Richard Aspinwall, a 39-year-old mathematics teacher who was one of four people killed in Wednesday’s shooting, reportedly died while trying to protect his students during the rampage.

Aspinwall reportedly heard banging on lockers near the classroom. Students reported to ABC News that he left the class to try to protect them.

“My teacher, Coach Aspinwall, he opened the door, and he ran outside to see what’s going on,” Stephanie Reyna, 17, told ABC News.

Students say they heard the sound of gunshots and then saw Aspinwall lying in the classroom. “He was just there, in the doorway, just laying there. He was trying to crawl back to us.

“We just think he was trying to get to us,” the student told ABC.

Sophomore Kaylee Abner, who was in her geometry class during the shooting, told the Associated Press that her teacher had helped barricade the classroom she was in as shots rang out in the building. Later, as students fled into the school’s football stadium, Abner said, she noticed several teachers had removed their shirts while trying to stanch bloodied gunshot wounds.

A police officer stationed at the school ultimately confronted the shooter, Colt Gray, who at that point surrendered and was jailed on four counts of murder.

The shooter, who will be tried as an adult, will also face additional charges in connection to those wounded.

The father of the alleged shooter, 54-year-old Colin Gray, was also charged in connection with the shooting, according to the Georgia bureau of investigation (GBI).

Colin Gray faces several charges, including second-degree murder, involuntary manslaughter and cruelty to children. He is accused of providing his son with multiple guns used in the mass shooting, even after knowing that his child “was a threat to himself and others”.

“His charges are directly connected with the actions of his son and allowing him to possess a weapon,” the GBI director, Chris Hosey, told reporters during a Thursday news conference.

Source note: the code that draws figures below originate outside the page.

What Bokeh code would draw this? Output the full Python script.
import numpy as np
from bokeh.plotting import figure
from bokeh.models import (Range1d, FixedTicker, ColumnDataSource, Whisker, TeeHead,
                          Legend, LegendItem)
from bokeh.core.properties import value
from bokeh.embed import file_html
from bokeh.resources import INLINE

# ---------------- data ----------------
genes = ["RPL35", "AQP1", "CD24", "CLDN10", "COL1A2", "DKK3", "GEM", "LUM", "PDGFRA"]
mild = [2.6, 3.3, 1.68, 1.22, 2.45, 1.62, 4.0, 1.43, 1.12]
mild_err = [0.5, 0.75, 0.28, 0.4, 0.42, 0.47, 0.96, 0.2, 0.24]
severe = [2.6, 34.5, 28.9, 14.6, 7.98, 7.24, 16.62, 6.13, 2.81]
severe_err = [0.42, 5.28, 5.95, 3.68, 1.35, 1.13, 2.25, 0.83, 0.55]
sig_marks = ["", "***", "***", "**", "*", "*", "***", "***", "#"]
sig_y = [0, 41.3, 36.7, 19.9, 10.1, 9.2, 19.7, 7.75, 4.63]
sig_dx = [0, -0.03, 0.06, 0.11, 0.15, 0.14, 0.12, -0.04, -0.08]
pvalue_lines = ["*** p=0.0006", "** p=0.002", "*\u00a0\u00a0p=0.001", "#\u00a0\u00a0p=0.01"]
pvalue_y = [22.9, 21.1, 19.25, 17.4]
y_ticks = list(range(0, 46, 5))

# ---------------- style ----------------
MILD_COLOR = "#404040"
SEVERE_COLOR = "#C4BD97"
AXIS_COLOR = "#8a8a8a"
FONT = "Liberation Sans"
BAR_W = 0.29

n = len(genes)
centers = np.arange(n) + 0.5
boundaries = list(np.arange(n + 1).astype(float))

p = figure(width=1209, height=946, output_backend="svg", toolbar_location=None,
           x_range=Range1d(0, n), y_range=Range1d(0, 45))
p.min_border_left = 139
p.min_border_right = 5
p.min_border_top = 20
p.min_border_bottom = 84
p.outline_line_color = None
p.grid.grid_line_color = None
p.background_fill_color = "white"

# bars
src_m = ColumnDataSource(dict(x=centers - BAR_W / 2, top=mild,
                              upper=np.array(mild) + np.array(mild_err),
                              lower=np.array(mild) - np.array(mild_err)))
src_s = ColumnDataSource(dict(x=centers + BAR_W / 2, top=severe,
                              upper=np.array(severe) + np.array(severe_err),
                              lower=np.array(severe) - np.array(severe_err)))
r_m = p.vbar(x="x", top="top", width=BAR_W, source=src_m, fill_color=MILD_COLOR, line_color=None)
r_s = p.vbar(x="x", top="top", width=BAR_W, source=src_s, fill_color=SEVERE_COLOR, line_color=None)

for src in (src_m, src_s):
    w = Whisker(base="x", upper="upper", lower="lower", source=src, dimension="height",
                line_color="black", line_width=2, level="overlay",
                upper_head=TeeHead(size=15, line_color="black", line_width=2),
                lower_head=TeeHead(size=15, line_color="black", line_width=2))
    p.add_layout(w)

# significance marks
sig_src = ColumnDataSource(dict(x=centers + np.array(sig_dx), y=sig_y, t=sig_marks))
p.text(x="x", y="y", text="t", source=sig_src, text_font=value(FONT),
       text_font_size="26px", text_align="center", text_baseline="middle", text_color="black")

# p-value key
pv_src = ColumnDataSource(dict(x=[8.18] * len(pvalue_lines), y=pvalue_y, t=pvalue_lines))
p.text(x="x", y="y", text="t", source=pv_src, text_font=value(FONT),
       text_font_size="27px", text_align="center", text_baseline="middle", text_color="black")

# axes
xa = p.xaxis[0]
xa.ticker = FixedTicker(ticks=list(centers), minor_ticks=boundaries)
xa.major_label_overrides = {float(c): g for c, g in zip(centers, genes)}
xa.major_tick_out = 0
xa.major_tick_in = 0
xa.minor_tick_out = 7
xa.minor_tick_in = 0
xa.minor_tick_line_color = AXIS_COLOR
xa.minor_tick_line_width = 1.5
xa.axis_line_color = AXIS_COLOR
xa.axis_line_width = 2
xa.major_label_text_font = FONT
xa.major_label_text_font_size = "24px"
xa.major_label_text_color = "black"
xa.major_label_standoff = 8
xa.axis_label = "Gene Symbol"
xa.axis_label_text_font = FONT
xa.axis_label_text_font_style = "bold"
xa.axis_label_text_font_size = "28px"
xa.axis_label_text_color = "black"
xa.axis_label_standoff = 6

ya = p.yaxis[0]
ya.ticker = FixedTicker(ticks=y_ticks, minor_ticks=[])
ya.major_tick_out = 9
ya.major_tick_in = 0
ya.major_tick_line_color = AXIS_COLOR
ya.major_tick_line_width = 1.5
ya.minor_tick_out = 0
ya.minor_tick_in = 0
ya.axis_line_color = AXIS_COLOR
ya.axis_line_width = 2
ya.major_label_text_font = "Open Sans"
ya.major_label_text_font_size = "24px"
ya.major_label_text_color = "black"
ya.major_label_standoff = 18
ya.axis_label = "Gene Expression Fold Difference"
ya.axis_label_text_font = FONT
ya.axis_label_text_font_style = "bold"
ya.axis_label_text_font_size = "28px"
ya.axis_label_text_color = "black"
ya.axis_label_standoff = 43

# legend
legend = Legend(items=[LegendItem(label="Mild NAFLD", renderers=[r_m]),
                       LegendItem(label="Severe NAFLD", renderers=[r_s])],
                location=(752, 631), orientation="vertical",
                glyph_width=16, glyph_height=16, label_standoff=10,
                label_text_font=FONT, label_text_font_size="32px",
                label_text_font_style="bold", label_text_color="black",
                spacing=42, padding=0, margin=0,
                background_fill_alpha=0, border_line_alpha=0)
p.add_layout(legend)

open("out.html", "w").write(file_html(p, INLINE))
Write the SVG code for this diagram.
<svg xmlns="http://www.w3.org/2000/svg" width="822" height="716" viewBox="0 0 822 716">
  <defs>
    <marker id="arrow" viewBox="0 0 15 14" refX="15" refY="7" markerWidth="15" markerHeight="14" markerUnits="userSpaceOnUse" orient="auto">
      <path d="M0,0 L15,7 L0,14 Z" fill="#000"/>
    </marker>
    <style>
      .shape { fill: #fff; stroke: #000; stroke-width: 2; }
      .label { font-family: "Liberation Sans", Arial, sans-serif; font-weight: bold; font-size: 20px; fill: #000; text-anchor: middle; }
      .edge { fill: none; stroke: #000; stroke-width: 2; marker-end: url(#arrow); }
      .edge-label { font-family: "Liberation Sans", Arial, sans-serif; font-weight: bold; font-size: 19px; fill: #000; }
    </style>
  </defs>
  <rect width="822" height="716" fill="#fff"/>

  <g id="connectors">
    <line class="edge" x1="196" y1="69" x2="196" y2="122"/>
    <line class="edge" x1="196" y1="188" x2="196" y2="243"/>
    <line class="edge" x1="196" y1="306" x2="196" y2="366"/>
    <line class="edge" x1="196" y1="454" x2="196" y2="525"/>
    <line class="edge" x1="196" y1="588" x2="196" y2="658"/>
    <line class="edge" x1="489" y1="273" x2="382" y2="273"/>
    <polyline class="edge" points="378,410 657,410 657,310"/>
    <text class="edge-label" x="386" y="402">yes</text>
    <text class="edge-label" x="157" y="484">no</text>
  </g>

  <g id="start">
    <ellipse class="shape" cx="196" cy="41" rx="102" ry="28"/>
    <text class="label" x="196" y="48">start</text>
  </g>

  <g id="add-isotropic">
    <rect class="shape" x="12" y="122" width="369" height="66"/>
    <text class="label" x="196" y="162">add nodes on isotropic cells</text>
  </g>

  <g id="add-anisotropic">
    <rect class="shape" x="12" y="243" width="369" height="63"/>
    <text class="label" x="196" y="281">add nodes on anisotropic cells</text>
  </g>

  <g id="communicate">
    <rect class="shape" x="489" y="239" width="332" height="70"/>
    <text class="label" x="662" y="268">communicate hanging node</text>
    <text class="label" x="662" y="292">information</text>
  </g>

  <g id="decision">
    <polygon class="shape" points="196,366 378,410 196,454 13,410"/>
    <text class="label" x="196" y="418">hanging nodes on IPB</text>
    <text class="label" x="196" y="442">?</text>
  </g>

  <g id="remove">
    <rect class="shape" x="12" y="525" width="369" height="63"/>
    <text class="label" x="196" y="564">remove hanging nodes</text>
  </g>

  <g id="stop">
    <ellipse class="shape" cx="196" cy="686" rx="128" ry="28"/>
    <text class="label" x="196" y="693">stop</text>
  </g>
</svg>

The home life of the accused shooter simultaneously has come under scrutiny. The teenage suspect reportedly lived with just his father and frequently spent time shooting guns and hunting animals, the Associated Press reported.

The teen and his father had lived alone together after an eviction the year before that led to the separation of the teen’s parents.

An aunt of the suspected shooter told the Washington Post that the teen struggled with his mental health and was “begging for months” for help before allegedly carrying out Wednesday’s attack.

He “was begging for help from everybody around him”, Annie Brown, the teen’s aunt, said to the Post. “The adults around him failed him.”

Brown had sent text messages to a relative about the teen’s mental health challenges and his access to firearms, the Post reported.

Family members of the teen had reportedly been meeting with school counselors to arrange for therapy.

Wednesday’s deadly school shooting renewed the public debate about safe storage laws for guns, and prompted parents to grapple with talking to their children about trauma and school shootings, which occur in the US at a disproportionate rate.